What interests me most, in a morbid sort of way, is the motives and desires of the voters on November 2nd. For make no mistake about it: the American people have willfully and knowingly chosen to embrace radical evil. Yes, this was an election about “values.” […]

I think, rather, that 59 million people voted for Bush in full consciousness of what they were doing. They were aware of the harms that they would suffer from this action, but they were willing to put personal advantage aside in order to serve a higher duty … The American people have said, in effect, that no sacrifice is too great, no price is too high to pay, when it is a matter of affirming the Values of bigotry, torture, xenophobia, ignorance, and general social corruption. They have pledged themselves to radical evil, transcendently, knowingly, come what may.

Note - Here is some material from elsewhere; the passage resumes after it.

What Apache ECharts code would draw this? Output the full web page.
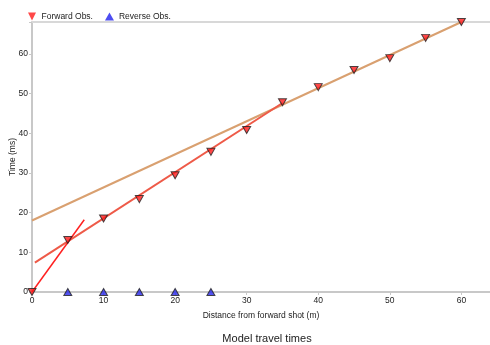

And that is why I have nothing to say. I only hope that I remember, in the years to come, that however grievously my family and myself are harmed by the results of the American people’s moral choice (and this harm will not be negligable: I am likely to find myself destitute in old age, and bereft of the freedoms that I have, thus far, unquestioningly enjoyed and pretty much taken for granted; and my daughter is likely to have many paths of advancement closed off to her), that nonetheless we are still in a relatively privileged position, so that the ills we will suffer will be quite trivial in comparison to those that will be suffered by the vast majority of the population, both in the United States and throughout the world.